In 1836 the municipalities of Óvoa, Couto do Mosteiro and Pinheiro de Ázere were extinguished and integrated as parishes in the municipality of Santa Comba Dão. On the 4th June 1837, Nagosela, which belonged to the municipality of Tondela, was integrated in the parish of Treixedo. In 1895, the municipality of São João de Areias was extinguished and integrated as a parish in the municipality of Santa Comba Dão.
The Law nº 40/84, 31st December, separated Nagosela from the parish into which it had been integrated in 1837 and created a new parish with its own name.
Other historical contributions
The origin of Santa Comba Dão is lost in the mists of time. It is told that a Benedictine abbess named Columba was martyred during the Arabian invasion of the Iberian Peninsula. It was the year of 982 and that was a time of war between Moors and Christians.
Columba became a saint long before her name changed to Comba. The water of the river Dão made the rest.
But the history of Santa Comba Dão began many centuries before. The names of certain places let us presumed that these lands were inhabited in the Palaeolithic period. Anta, a small place in the left bank of the river Dão, shows us that probability. There are other evidences that some authors tell us about or the information in the Portuguese Medieval Documents that confirm the existence of a “Castro de Comba”. But there are many evidences of Roman occupation: in Patarinho, Óvoa, where probably there was a Roman “villae”, in the Passal of the churches in Couto do Mosteiro or Treixedo where we can still see what remained of Roman ceramics.

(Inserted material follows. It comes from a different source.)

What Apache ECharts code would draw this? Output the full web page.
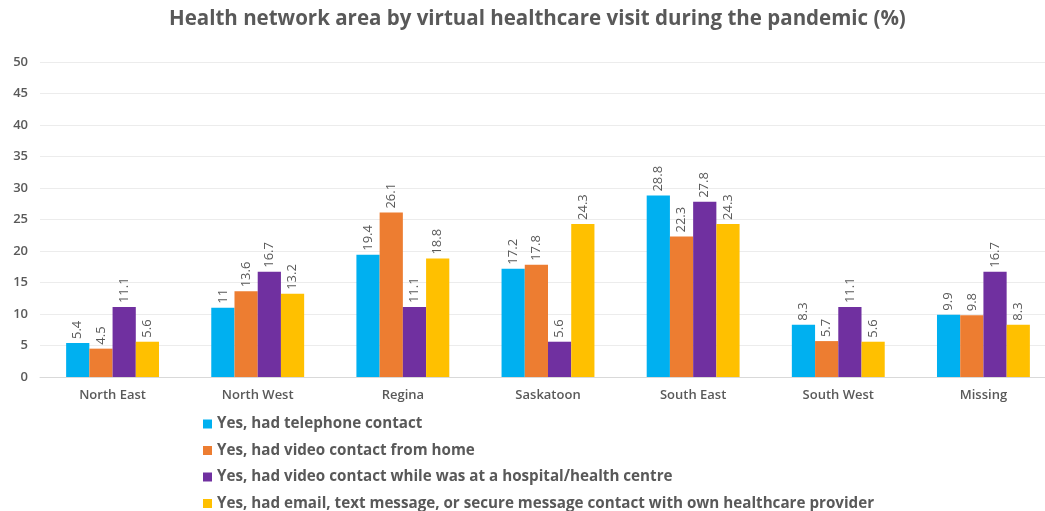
<!DOCTYPE html>
<html>
<head>
<meta charset="utf-8">
<script src="https://cdn.jsdelivr.net/npm/echarts@6/dist/echarts.min.js"></script>
<style>
  html, body { margin: 0; padding: 0; background: #ffffff; }
  #chart { width: 1045px; height: 511px; }
</style>
</head>
<body>
<div id="chart"></div>
<script>
// Health network areas
const categories = ['North East', 'North West', 'Regina', 'Saskatoon', 'South East', 'South West', 'Missing'];

// Share of respondents (%) per type of virtual visit
const telephone = [5.4, 11, 19.4, 17.2, 28.8, 8.3, 9.9];
const videoHome = [4.5, 13.6, 26.1, 17.8, 22.3, 5.7, 9.8];
const videoHospital = [11.1, 16.7, 11.1, 5.6, 27.8, 11.1, 16.7];
const messageContact = [5.6, 13.2, 18.8, 24.3, 24.3, 5.6, 8.3];

const seriesNames = [
  'Yes, had telephone contact',
  'Yes, had video contact from home',
  'Yes, had video contact while was at a hospital/health centre',
  'Yes, had email, text message, or secure message contact with own healthcare provider'
];
const seriesValues = [telephone, videoHome, videoHospital, messageContact];
const seriesColors = ['#00B0F0', '#ED7D31', '#7030A0', '#FFC000'];

const yTicks = { min: 0, max: 50, interval: 5 };

const textGray = '#595959';
const font = '"Open Sans", "Noto Sans", sans-serif';

const chart = echarts.init(document.getElementById('chart'), null, { renderer: 'canvas' });

chart.setOption({
  animation: false,
  backgroundColor: '#ffffff',
  title: {
    text: 'Health network area by virtual healthcare visit during the pandemic (%)',
    left: 164,
    top: 4,
    textStyle: {
      fontFamily: font,
      fontSize: 20.5,
      fontWeight: 'bold',
      color: textGray
    }
  },
  legend: {
    orient: 'vertical',
    left: 203,
    top: 416,
    height: 200,
    padding: 0,
    itemWidth: 9,
    itemHeight: 9,
    itemGap: 10.5,
    icon: 'rect',
    textStyle: {
      fontFamily: font,
      fontSize: 15.2,
      lineHeight: 16,
      fontWeight: 'bold',
      color: textGray
    },
    data: seriesNames
  },
  grid: {
    left: 40,
    top: 62,
    width: 1016,
    height: 315,
    outerBoundsMode: 'none',
    containLabel: false
  },
  xAxis: {
    type: 'category',
    data: categories,
    axisLine: { lineStyle: { color: '#d9d9d9', width: 1 } },
    axisTick: { show: false },
    axisLabel: {
      fontFamily: font,
      fontSize: 13,
      fontWeight: 600,
      color: textGray,
      margin: 12
    }
  },
  yAxis: {
    type: 'value',
    min: yTicks.min,
    max: yTicks.max,
    interval: yTicks.interval,
    axisLine: { show: false },
    axisTick: { show: false },
    splitLine: { lineStyle: { color: '#ececec', width: 1 } },
    axisLabel: {
      fontFamily: font,
      fontSize: 13,
      fontWeight: 600,
      color: textGray,
      margin: 12
    }
  },
  series: seriesValues.map((vals, i) => ({
    name: seriesNames[i],
    type: 'bar',
    data: vals,
    barGap: '0%',
    barCategoryGap: '36%',
    itemStyle: { color: seriesColors[i] },
    label: {
      show: true,
      position: 'top',
      rotate: 90,
      align: 'left',
      verticalAlign: 'middle',
      distance: 4,
      fontFamily: font,
      fontSize: 13,
      color: textGray
    }
  }))
});
</script>
</body>
</html>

Vila de Barba was probably a settlement fortified by the Visigoths that had occupied the existing hill fort and gave it the name of Borga. But the news that we have from the 10th century are accurate: in 974, Oveco Garseani donated what he had in the “villa de Sancta Columba” to the Monastery of Lorvão; in 981, the count of Coimbra, Gonçalo Moniz and his wife, Mamodona donated several villas, among them the villa of Treixedo with its monastery, to the Monastery of Lorvão. The monasterio Sancti Georgi is mentioned in the donation of 985. Thus, it is correct to affirm that Santa Comba was densely populated and had several small monasteries. Through the letters of populating given by the monastery of Lorvão and by the bishop of Coimbra to the people of Santa Comba and Treixedo, we know that this region was devastated during the Reconquest. As time went on, there were some misunderstandings between the monastery of Lorvão and the tenente da terra of Besteiros related to the possession of Santa Comba. But what we know for sure is that the prior of Lorvão had populated, rebuilt and repaired the castro of Santa Comba ‘with the consent of the motherland leader’. This was the count D. Henrique, Lord of Portugal.
Later on there were some misunderstandings between the Coimbra cathedral and the monastery of Lorvão about their possessions in this region. D. Afonso Henriques confirms his parents donations and gives cartas de confirmação de couto to Santa Comba, S. João de Areias and Treixedo.